My family is one of many having done so. They moved to Greece from the U.S. in the early seventies a time when Athens was light years away from today's modern, fusion city. Back then the move seemed devoid of all logic. Let's face it: transitioning from a suburban house complete with yard, pool and 2 TV sets to a cramped flat with no TV, no telephone for 2 years and a tiny balcony is nobody's idea of fun. Strangely, though, there was no harm done. In fact, we reminisce about those days with nostalgia. Life felt so simple. It was the first time us kids played on the streets with no curfew, walked to school instead of being bussed over, learnt how to swim and fish and felt free and loved it. Going to Greek school without knowing the language could not have been easy at first but, in retrospect, I think we caught up in no time. We were kids, after all: tough, resilient and absorbent like sponges.

Last winter, while living and working on a small island in the northern Aegean, I crossed paths with yet another family that inspired me. I befriended a small boy of about 4, who was always running around looking happy and playing with the older kids after school, and came to know his mother, Suzanne. Originally from Switzerland, she had come to the island on holiday about 8 years prior, with her small daughter, following a nasty divorce. She fell in love with the place and decided it was as good a time as any to make a radical change so she gave up an enviable job in a lucrative family business and moved to Greece with her daughter. She knew nobody and only spoke German and English. The first thing she did was to enroll her daughter in local school and ask some of the adults to be her own Greek tutor; in return, she started teaching their children English. Fast-forward to today and Suzanne is still in the village, happily married, has a second child, speaks fluent Greek and operates a small boutique. Her children are bilingual. They are just like everybody else, only different somehow in a good way. They have used their differences to their advantage and fit in perfectly.

The remarkable thing, for me, is that they live what can only be described as an uneventful life. Suzanne's favourite part of a day in the village (mine as well) is the evening: as everybody lingers around the house after dinner, people start to casually trickle in unannounced. Keys are left outside the door of most houses in the village, so there is no need to keep going to the door and letting visitors in; naturally, they could knock if they wanted to.
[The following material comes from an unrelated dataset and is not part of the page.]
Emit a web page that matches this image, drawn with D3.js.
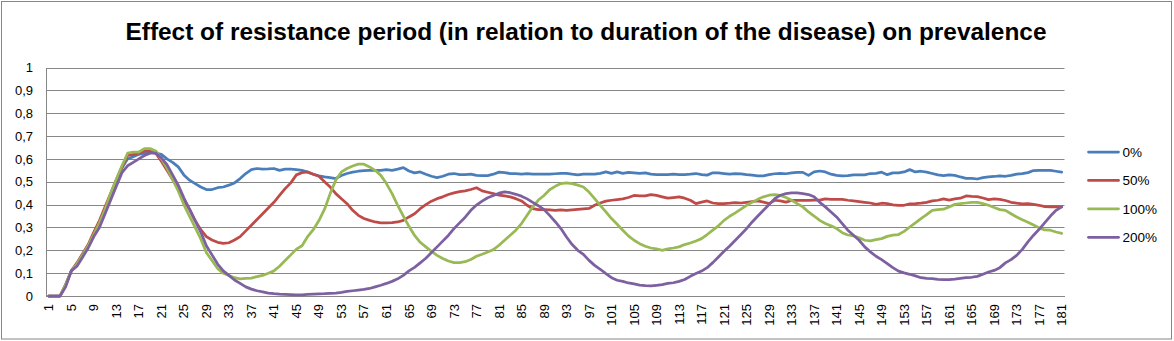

I was there in the winter, and evenings were chilly. More often than not we just stayed in and huddled around the fireplace drinking a mouth-watering concoction of local liquor, warmed and sweetened with honey. There was no better way to end the day or to make friends with the entire village. Each person had a story; some were hilarious, some were sad, some were ordinary, but they could all make their way into the pages of a good book.

To avoid being carried away, however, let us end on a realistic note: downsizing is not for everybody. Living small can be frightening and frustrating. It means having to let go of so many creature comforts we are accustomed to. Add to that the inherent difficulties of adjusting to a foreign culture, which takes patience, stubbornness and a certain amount of attitude. Multiply all this to the nth degree when relocating to a small village community, where all anonymity is relinquished and people come to know in the blink of an eye who you are, where you come from and why. But when your kids start mingling with the other kids, when you begin understanding the language, when you get rid of stress, stop racing against the clock and start spontaneous socializing on a daily basis& you know you have made the right move. Irrational? Perhaps. Difficult? No doubt. Worthwhile? Absolutely.